[Entries with chart source code]
- - -
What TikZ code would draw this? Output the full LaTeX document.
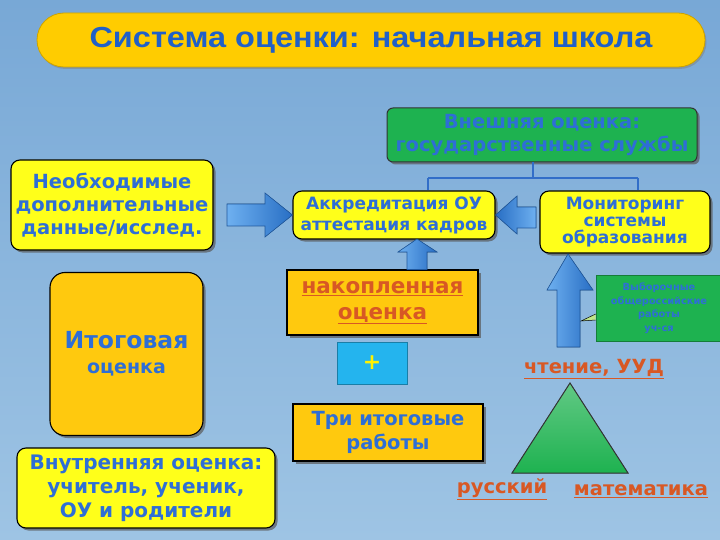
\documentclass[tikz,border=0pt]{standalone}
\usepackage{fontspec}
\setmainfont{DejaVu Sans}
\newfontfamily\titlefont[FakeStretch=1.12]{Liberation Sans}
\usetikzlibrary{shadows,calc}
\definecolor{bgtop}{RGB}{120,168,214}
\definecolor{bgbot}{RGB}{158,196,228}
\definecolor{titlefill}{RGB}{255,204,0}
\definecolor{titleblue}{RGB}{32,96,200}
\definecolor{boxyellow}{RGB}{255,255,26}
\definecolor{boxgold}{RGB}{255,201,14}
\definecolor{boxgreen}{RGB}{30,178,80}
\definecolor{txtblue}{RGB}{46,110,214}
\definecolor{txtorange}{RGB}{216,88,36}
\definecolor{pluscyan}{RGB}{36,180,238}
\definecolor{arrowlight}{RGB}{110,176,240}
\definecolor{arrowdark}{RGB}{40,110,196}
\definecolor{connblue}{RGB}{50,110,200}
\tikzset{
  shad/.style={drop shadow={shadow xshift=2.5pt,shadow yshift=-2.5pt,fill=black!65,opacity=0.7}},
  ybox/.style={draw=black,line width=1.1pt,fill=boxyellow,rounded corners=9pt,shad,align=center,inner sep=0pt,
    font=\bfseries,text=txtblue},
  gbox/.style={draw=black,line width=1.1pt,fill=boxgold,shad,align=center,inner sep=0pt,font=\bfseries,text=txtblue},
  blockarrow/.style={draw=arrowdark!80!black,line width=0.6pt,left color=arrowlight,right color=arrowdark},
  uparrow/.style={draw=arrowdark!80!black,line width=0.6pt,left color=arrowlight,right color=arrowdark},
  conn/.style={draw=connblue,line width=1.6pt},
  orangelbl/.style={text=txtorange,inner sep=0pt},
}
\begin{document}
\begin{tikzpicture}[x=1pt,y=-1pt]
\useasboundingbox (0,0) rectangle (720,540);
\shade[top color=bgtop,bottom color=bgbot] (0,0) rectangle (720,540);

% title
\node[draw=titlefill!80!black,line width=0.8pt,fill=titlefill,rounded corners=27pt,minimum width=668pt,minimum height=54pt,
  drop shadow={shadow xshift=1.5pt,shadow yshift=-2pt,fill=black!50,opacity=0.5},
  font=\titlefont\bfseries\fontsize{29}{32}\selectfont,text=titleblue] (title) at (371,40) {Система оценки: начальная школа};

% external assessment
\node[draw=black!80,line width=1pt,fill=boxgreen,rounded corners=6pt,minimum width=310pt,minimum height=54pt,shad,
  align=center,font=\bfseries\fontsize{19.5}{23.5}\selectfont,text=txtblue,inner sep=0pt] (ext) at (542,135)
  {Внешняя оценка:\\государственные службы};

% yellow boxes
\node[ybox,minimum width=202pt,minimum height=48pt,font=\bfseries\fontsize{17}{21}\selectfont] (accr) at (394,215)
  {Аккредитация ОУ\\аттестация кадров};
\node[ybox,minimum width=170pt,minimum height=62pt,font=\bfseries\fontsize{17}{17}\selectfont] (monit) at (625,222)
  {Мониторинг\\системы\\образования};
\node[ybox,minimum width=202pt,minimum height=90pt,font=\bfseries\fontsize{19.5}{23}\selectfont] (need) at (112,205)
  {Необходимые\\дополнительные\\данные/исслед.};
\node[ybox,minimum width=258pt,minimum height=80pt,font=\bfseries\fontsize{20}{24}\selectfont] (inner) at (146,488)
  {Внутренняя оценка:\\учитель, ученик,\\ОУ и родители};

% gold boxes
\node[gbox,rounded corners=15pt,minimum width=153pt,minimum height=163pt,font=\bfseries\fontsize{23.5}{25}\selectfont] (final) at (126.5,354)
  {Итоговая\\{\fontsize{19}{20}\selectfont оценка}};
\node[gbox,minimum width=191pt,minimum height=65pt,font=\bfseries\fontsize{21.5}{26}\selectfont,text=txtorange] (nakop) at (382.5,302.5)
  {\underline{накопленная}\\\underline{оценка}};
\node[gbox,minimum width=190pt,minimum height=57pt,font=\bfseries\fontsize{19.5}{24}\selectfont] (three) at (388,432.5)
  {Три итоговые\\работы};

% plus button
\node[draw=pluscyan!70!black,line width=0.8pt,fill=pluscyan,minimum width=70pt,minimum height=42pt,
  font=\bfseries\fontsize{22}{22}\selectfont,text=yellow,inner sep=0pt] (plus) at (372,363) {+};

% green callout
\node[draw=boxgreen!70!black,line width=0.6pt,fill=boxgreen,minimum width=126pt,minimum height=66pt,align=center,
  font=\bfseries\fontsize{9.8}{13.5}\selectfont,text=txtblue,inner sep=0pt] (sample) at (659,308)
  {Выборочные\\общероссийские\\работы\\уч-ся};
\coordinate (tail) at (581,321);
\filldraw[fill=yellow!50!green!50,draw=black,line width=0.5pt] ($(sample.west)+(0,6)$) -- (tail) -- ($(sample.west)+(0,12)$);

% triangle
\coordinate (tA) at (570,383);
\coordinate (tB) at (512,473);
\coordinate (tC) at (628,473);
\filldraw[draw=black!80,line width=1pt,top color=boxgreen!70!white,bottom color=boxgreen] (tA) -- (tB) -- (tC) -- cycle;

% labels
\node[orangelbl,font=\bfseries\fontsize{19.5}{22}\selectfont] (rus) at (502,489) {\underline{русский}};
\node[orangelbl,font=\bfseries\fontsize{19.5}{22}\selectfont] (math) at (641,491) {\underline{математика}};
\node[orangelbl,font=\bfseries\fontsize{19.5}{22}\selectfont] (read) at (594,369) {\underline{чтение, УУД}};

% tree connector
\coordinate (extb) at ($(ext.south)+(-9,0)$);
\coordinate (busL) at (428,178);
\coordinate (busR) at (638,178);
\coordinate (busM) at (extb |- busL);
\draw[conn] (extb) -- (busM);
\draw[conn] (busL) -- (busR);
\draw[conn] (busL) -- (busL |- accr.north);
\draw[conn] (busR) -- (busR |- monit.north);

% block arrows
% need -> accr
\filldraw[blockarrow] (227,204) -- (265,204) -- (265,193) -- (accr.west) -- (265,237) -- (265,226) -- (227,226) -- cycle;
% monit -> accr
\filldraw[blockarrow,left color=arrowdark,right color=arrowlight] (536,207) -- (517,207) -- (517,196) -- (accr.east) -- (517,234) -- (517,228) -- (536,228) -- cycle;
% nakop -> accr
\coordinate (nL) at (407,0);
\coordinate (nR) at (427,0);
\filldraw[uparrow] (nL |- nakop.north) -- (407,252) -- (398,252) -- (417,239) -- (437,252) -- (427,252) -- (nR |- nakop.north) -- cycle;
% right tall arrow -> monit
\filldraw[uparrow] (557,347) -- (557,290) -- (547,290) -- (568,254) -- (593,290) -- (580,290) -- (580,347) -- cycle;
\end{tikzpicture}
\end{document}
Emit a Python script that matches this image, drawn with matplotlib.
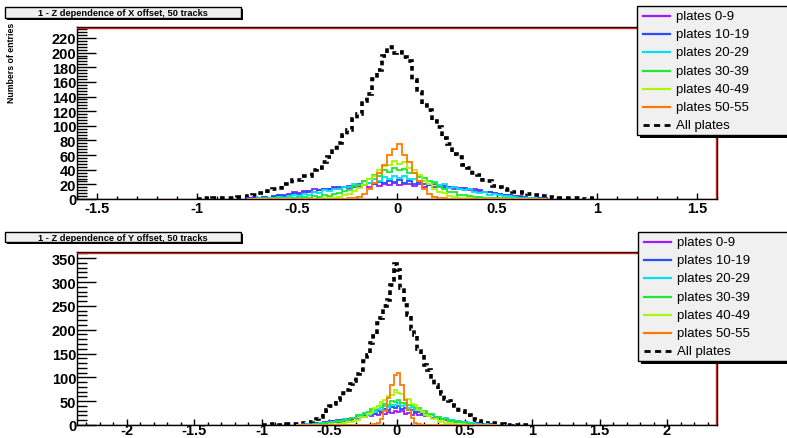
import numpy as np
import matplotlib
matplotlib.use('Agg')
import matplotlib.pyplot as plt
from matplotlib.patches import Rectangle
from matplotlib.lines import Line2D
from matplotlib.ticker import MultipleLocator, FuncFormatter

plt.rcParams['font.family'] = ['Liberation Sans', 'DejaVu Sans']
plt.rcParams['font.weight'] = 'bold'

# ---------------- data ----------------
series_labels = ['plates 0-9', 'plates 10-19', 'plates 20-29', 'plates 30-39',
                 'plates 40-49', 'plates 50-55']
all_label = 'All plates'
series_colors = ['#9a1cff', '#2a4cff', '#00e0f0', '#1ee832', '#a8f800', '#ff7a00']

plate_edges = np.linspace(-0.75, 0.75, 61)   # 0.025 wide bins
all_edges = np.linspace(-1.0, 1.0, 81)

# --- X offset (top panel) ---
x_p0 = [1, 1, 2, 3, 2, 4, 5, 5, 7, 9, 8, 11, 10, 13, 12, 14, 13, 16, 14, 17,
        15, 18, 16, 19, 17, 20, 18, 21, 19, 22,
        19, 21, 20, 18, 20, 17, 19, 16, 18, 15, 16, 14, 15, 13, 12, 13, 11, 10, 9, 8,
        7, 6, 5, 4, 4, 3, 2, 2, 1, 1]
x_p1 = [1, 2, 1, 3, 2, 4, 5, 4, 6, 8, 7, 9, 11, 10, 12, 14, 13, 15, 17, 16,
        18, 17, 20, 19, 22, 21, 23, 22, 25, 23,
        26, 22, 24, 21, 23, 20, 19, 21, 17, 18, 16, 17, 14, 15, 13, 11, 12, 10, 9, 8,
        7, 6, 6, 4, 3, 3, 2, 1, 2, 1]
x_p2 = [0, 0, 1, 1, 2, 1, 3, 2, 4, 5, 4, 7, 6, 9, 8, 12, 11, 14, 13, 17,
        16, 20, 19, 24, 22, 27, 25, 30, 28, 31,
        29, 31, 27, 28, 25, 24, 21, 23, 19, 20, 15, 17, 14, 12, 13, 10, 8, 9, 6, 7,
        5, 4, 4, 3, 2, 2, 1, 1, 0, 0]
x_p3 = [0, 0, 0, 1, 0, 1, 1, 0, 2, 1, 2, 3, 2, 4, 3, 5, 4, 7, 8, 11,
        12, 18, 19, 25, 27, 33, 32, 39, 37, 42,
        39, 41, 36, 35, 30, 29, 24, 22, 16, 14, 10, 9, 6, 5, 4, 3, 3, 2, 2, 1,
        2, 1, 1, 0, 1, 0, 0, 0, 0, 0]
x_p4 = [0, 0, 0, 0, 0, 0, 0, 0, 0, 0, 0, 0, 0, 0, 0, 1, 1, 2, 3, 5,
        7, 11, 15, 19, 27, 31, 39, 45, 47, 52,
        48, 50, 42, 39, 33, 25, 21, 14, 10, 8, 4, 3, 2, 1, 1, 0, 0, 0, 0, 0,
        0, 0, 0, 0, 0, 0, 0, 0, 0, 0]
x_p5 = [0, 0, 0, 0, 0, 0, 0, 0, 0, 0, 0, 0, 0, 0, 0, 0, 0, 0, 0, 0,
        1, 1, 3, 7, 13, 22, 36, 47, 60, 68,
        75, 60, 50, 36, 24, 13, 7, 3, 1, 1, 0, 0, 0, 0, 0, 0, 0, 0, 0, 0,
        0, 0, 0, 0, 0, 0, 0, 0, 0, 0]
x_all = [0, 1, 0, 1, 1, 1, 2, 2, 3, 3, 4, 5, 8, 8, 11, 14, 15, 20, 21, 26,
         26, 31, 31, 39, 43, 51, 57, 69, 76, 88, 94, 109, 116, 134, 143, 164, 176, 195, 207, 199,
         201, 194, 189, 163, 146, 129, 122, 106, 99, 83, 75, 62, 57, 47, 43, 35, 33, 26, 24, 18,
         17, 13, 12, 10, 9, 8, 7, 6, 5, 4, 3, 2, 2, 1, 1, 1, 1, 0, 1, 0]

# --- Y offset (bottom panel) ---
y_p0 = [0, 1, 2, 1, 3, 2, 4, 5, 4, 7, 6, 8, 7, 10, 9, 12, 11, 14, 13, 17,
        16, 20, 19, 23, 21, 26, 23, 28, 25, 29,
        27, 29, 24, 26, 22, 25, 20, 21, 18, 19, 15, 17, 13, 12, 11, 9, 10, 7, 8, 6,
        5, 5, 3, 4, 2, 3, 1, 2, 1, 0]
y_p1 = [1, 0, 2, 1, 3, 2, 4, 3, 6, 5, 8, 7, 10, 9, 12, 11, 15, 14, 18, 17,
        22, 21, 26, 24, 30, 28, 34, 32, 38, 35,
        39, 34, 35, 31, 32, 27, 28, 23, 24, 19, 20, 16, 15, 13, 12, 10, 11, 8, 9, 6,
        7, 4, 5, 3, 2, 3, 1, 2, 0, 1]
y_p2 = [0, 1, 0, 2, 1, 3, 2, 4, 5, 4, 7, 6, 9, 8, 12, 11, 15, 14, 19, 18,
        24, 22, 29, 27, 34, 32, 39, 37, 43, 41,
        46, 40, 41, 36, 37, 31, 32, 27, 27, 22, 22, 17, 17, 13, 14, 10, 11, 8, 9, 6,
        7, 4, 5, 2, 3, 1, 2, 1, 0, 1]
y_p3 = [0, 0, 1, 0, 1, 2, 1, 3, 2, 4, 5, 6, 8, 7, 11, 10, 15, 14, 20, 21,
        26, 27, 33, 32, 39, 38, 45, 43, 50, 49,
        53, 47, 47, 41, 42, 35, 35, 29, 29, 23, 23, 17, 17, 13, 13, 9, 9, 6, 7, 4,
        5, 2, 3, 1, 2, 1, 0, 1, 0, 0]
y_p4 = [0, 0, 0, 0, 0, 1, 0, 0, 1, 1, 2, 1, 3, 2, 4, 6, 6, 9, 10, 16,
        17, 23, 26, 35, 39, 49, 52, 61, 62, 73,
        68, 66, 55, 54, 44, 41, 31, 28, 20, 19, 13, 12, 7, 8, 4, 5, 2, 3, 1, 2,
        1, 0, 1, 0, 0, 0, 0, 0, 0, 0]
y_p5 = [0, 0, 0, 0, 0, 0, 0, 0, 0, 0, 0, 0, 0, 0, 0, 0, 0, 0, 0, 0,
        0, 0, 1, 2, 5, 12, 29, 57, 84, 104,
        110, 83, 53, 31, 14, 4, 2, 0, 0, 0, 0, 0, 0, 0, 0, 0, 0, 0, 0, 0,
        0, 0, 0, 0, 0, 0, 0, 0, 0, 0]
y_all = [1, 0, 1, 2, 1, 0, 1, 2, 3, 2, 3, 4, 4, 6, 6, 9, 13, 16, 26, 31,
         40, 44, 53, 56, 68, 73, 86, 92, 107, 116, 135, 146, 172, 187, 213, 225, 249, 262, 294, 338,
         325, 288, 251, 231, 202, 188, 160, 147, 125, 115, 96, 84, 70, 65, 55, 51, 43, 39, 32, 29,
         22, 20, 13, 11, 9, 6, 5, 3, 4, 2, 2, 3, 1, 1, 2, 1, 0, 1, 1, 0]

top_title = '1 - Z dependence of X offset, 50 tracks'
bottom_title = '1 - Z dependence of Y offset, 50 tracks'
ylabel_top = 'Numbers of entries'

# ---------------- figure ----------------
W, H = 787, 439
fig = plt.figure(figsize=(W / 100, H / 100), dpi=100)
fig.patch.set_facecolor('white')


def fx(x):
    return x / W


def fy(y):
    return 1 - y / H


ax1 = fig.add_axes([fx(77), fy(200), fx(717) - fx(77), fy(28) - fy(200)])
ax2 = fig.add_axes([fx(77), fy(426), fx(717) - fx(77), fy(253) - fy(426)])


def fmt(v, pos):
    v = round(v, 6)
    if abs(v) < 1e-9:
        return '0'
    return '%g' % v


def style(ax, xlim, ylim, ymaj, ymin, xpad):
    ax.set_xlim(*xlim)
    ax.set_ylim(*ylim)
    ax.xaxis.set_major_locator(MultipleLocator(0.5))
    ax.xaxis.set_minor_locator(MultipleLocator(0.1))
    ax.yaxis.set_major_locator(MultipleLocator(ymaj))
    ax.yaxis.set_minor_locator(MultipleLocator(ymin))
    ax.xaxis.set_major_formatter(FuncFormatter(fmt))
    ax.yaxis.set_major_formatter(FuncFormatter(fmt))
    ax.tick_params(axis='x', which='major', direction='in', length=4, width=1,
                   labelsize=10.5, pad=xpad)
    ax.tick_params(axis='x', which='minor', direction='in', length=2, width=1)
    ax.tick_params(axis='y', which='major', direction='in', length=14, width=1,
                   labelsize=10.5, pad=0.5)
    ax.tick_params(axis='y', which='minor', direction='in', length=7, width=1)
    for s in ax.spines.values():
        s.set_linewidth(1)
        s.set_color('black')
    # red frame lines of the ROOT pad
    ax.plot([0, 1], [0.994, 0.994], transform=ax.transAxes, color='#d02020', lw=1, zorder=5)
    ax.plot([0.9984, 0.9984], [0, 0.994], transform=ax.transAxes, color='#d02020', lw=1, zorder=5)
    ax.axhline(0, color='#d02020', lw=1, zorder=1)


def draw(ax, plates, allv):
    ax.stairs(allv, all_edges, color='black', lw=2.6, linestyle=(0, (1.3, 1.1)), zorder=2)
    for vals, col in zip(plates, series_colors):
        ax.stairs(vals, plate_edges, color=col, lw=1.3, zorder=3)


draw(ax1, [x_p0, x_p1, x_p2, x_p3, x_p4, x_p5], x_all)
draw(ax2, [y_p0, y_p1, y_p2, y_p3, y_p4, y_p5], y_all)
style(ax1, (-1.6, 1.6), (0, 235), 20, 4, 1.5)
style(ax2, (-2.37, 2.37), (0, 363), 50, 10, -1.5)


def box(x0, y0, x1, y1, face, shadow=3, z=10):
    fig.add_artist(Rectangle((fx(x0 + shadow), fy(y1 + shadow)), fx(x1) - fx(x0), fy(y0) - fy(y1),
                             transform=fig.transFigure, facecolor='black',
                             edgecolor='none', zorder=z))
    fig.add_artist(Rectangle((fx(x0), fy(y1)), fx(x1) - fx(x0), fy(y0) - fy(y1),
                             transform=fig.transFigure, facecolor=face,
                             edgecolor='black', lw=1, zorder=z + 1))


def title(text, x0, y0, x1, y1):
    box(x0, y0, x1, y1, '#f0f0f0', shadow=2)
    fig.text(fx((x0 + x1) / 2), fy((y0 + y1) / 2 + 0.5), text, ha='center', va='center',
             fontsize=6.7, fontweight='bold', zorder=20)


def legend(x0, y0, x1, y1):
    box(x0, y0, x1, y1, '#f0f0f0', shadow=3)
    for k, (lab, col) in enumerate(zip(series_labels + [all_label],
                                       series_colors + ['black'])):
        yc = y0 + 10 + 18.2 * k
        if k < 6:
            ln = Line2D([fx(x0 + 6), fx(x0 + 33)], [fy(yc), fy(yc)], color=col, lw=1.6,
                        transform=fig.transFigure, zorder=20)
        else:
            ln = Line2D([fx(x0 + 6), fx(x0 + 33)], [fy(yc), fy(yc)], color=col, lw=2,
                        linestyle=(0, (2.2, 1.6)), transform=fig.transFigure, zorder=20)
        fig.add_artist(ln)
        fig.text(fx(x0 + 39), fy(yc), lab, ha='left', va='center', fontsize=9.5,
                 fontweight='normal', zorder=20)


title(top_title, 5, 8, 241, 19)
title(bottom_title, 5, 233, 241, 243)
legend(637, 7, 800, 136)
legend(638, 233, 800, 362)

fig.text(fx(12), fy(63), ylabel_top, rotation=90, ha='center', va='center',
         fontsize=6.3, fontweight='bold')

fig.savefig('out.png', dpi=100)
- - -
# SET TASK
Quote only the lines running from the line with "Emit a Python" to the line with "all_edges = np.linspace(-1.0, 1.0, 81)", ends included, exactly as they appear and without the pictures.

# OUTPUT OF THE TASK
Emit a Python script that matches this image, drawn with matplotlib.
import numpy as np
import matplotlib
matplotlib.use('Agg')
import matplotlib.pyplot as plt
from matplotlib.patches import Rectangle
from matplotlib.lines import Line2D
from matplotlib.ticker import MultipleLocator, FuncFormatter

plt.rcParams['font.family'] = ['Liberation Sans', 'DejaVu Sans']
plt.rcParams['font.weight'] = 'bold'

# ---------------- data ----------------
series_labels = ['plates 0-9', 'plates 10-19', 'plates 20-29', 'plates 30-39',
                 'plates 40-49', 'plates 50-55']
all_label = 'All plates'
series_colors = ['#9a1cff', '#2a4cff', '#00e0f0', '#1ee832', '#a8f800', '#ff7a00']

plate_edges = np.linspace(-0.75, 0.75, 61)   # 0.025 wide bins
all_edges = np.linspace(-1.0, 1.0, 81)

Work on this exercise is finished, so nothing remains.